An example of our target selection imaging is shown here, for SpARCS1634. The left image shows the central 2.4′ of the original SpARCS imaging available from CFHT MegaCam, from which the clusters were detected. In the middle panel we present our new z’ image from GMOS, and on the right we show the deep IRAC image. all images are oriented with North up and East to the left.

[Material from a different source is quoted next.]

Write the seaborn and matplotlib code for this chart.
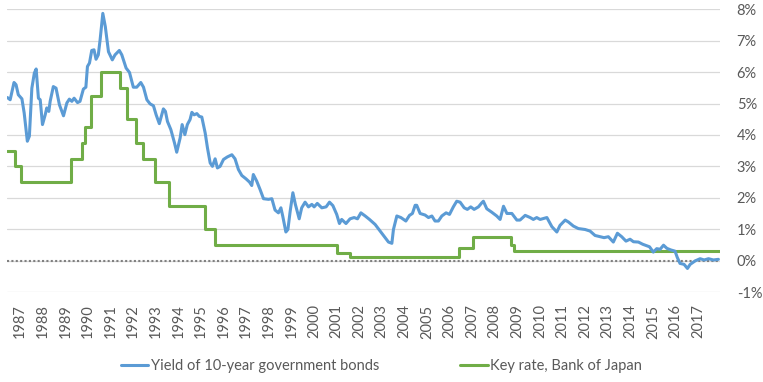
import numpy as np
import pandas as pd
import matplotlib
matplotlib.use("Agg")
import matplotlib.pyplot as plt
from matplotlib.ticker import PercentFormatter
import seaborn as sns

# Yield of 10-year JGBs (%, decimal years)
bond_years = [1986.44, 1986.56, 1986.73, 1986.82, 1986.92, 1987.08, 1987.18, 1987.32, 1987.41, 1987.52,
              1987.63, 1987.71, 1987.81, 1987.89, 1987.99, 1988.11, 1988.18, 1988.27, 1988.33, 1988.47,
              1988.59, 1988.74, 1988.92, 1989.07, 1989.18, 1989.29, 1989.39, 1989.54, 1989.65, 1989.80,
              1989.91, 1989.98, 1990.07, 1990.17, 1990.27, 1990.36, 1990.46, 1990.54, 1990.66, 1990.77,
              1990.91, 1991.08, 1991.20, 1991.39, 1991.50, 1991.69, 1991.84, 1992.01, 1992.16, 1992.34,
              1992.46, 1992.61, 1992.75, 1992.90, 1993.02, 1993.16, 1993.34, 1993.43, 1993.52, 1993.67,
              1993.83, 1993.93, 1994.08, 1994.17, 1994.29, 1994.40, 1994.52, 1994.60, 1994.70, 1994.82,
              1994.93, 1995.04, 1995.19, 1995.29, 1995.41, 1995.51, 1995.63, 1995.73, 1995.85, 1996.00,
              1996.17, 1996.37, 1996.51, 1996.66, 1996.81, 1997.00, 1997.15, 1997.25, 1997.32, 1997.47,
              1997.62, 1997.77, 1997.99, 1998.14, 1998.28, 1998.43, 1998.54, 1998.62, 1998.76, 1998.85,
              1998.95, 1999.07, 1999.18, 1999.35, 1999.46, 1999.61, 1999.76, 1999.91, 2000.01, 2000.15,
              2000.35, 2000.54, 2000.69, 2000.84, 2001.01, 2001.13, 2001.23, 2001.42, 2001.60, 2001.78,
              2001.93, 2002.08, 2002.27, 2002.46, 2002.71, 2002.93, 2003.15, 2003.30, 2003.45, 2003.52,
              2003.67, 2003.85, 2004.07, 2004.23, 2004.36, 2004.48, 2004.55, 2004.70, 2004.92, 2005.07,
              2005.22, 2005.36, 2005.51, 2005.66, 2005.85, 2006.00, 2006.17, 2006.32, 2006.47, 2006.65,
              2006.79, 2006.94, 2007.09, 2007.28, 2007.43, 2007.50, 2007.65, 2007.87, 2008.09, 2008.24,
              2008.39, 2008.54, 2008.76, 2008.98, 2009.12, 2009.35, 2009.57, 2009.71, 2009.86, 2010.01,
              2010.31, 2010.53, 2010.75, 2010.89, 2011.12, 2011.26, 2011.48, 2011.70, 2012.00, 2012.22,
              2012.44, 2012.66, 2012.84, 2013.03, 2013.25, 2013.43, 2013.62, 2013.81, 2013.99, 2014.14,
              2014.36, 2014.55, 2014.85, 2015.02, 2015.17, 2015.32, 2015.47, 2015.62, 2015.79, 2015.98,
              2016.08, 2016.20, 2016.38, 2016.53, 2016.65, 2016.87, 2017.09, 2017.27, 2017.46, 2017.68,
              2017.90]
bond_yield = [5.19, 5.12, 5.67, 5.60, 5.28, 5.15, 4.70, 3.80, 3.96, 5.49,
              5.97, 6.10, 5.17, 5.12, 4.33, 4.64, 4.86, 4.75, 5.07, 5.54,
              5.49, 4.96, 4.61, 5.02, 5.14, 5.07, 5.17, 5.03, 5.07, 5.46,
              5.52, 6.18, 6.29, 6.69, 6.71, 6.41, 6.55, 7.03, 7.87, 7.45,
              6.65, 6.39, 6.55, 6.69, 6.55, 6.13, 5.99, 5.52, 5.52, 5.67,
              5.52, 5.12, 4.99, 4.93, 4.64, 4.36, 4.83, 4.75, 4.43, 4.17,
              3.75, 3.45, 3.90, 4.33, 4.01, 4.33, 4.49, 4.72, 4.64, 4.68,
              4.59, 4.57, 4.06, 3.59, 3.11, 3.00, 3.24, 2.95, 3.00, 3.22,
              3.30, 3.37, 3.24, 2.90, 2.71, 2.60, 2.50, 2.39, 2.74, 2.53,
              2.26, 1.97, 1.95, 1.97, 1.61, 1.52, 1.68, 1.42, 0.91, 0.99,
              1.57, 2.16, 1.79, 1.33, 1.68, 1.86, 1.71, 1.79, 1.71, 1.82,
              1.68, 1.71, 1.86, 1.75, 1.47, 1.18, 1.31, 1.18, 1.33, 1.37,
              1.33, 1.52, 1.42, 1.31, 1.15, 0.94, 0.73, 0.59, 0.55, 0.99,
              1.42, 1.37, 1.26, 1.44, 1.50, 1.76, 1.76, 1.50, 1.45, 1.37,
              1.42, 1.26, 1.26, 1.42, 1.52, 1.47, 1.71, 1.89, 1.86, 1.68,
              1.63, 1.71, 1.63, 1.71, 1.84, 1.89, 1.65, 1.54, 1.42, 1.31,
              1.73, 1.50, 1.50, 1.29, 1.29, 1.44, 1.37, 1.31, 1.37, 1.31,
              1.37, 1.08, 0.91, 1.12, 1.29, 1.23, 1.10, 1.02, 0.99, 0.94,
              0.80, 0.76, 0.73, 0.76, 0.59, 0.87, 0.76, 0.62, 0.68, 0.60,
              0.59, 0.52, 0.44, 0.27, 0.38, 0.36, 0.49, 0.39, 0.34, 0.30,
              0.10, -0.09, -0.12, -0.25, -0.12, -0.01, 0.06, 0.02, 0.06, 0.02,
              0.04]

# Key rate of the Bank of Japan: date of each change and the new level (%)
key_years = [1986.42, 1986.78, 1987.02, 1989.25, 1989.72, 1989.86, 1990.12, 1990.56, 1991.40, 1991.74,
             1992.13, 1992.43, 1992.97, 1993.61, 1995.19, 1995.63, 2001.01, 2001.60, 2006.44, 2007.06,
             2008.71, 2008.85, 2017.97]
key_rate = [3.5, 3.0, 2.5, 3.25, 3.75, 4.25, 5.25, 6.0, 5.5, 4.5,
            3.75, 3.25, 2.5, 1.75, 1.0, 0.5, 0.25, 0.1, 0.4, 0.75,
            0.5, 0.3, 0.3]

tick_years = list(range(1987, 2018))

BLUE = "#5B9BD5"
GREEN = "#70AD47"
TEXT = "#595959"

sns.set_style("white")
plt.rcParams['font.family'] = ['Lato', 'DejaVu Sans']
plt.rcParams['font.size'] = 10.5
plt.rcParams['axes.unicode_minus'] = False

bonds = pd.DataFrame({'year': bond_years, 'value': bond_yield})
rates = pd.DataFrame({'year': key_years, 'value': key_rate})

fig = plt.figure(figsize=(7.63, 3.82), dpi=100)
ax = fig.add_axes([7 / 763, 1 - 292 / 382, 713 / 763, (292 - 9.3) / 382])

# zero line and grid
ax.axhline(0, color="#808080", lw=1.5, ls=(0, (1, 1.1)), zorder=1)
ax.set_yticks(range(-1, 9))
ax.yaxis.grid(True, color="#D9D9D9", lw=0.9)
ax.set_axisbelow(True)

sns.lineplot(data=bonds, x='year', y='value', ax=ax, color=BLUE, lw=2.2, sort=False,
             label='Yield of 10-year government bonds', zorder=3)
sns.lineplot(data=rates, x='year', y='value', ax=ax, color=GREEN, lw=2.2, sort=False,
             drawstyle='steps-post', label='Key rate, Bank of Japan', zorder=2)

ax.set_xlim(1986.42, 2017.97)
ax.set_ylim(-1, 8)
ax.set_xlabel('')
ax.set_ylabel('')

ax.set_xticks(tick_years)
ax.set_xticklabels([str(y) for y in tick_years], rotation=90, color=TEXT)
ax.tick_params(axis='x', length=0, pad=9)

ax.yaxis.tick_right()
ax.yaxis.set_major_formatter(PercentFormatter(decimals=0))
ax.tick_params(axis='y', length=0, pad=12, labelcolor=TEXT)

for side in ['top', 'right', 'left', 'bottom']:
    ax.spines[side].set_visible(False)

handles, labels = ax.get_legend_handles_labels()
ax.get_legend().remove()
fig.legend(handles, labels, loc='center', bbox_to_anchor=(0.5, 1 - 366 / 382), ncol=2,
           frameon=False, handlelength=1.9, handletextpad=0.2, columnspacing=5.5,
           labelcolor=TEXT)

fig.savefig('out.png', dpi=100)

The colour-magnitude diagram of SPT0546 is shown here, with all galaxies detected in z’ and IRAC within the GMOS field of view shown as small dots. The thick black lines outline the selection area for our primary target sample. This is bounded by the IRAC limit of 22.5 (solid, vertical magenta line), the z’=21-24.5 limits (thick, blue dashed lines), a colour cut to exclude foreground galaxies (thick blue solid line) and a cut 0.2 mag brighter than the red sequence (dashed red line, with the red sequence itself shown as the solid, red line). The dotted blue line indicates z’=23.5; primary targets fainter than this are observed on multiple masks to increase exposure time. Six masks were designed for this cluster, and four have been observed. Large, filled points indicate galaxies already observed, while large open symbols are those allocated to masks that have not yet been observed. Some targets that lie outside the colour selection boundaries are included in the masks as “fillers”, once the mask is fully populated with priority targets.

Sample Data

Sample data are shown for five galaxies in a range of z’ magnitudes, indicated by the numbers on the right. Redshifts are given in the top left corner of each panel, and key identifiable spectral features are labelled (Calcium H and K, Hδ and G-band absorption, and [OII] emission). The stamps on the right show the z’-band image, scaled to the minimum and maximum counts within the subimage. The red and yellow rectangles show the predicted slit position in both nod positions. To the left are the 1D (top) and 2D (bottom) reduced spectra, after all reduction including sky subtraction, charge diffusion correction, and telluric/sensitivity correction (the latter applied only to the 1D spectrum). All spectra shown here are from 7.2ks of exposure, and the 1D spectra are convolved with a 5 pixel (~2nm) boxcar filter. For the faintest two galaxies, the goal is to build up the signal-to-noise by reobserving in multiple masks, with up to 54ks exposure by the end of the survey.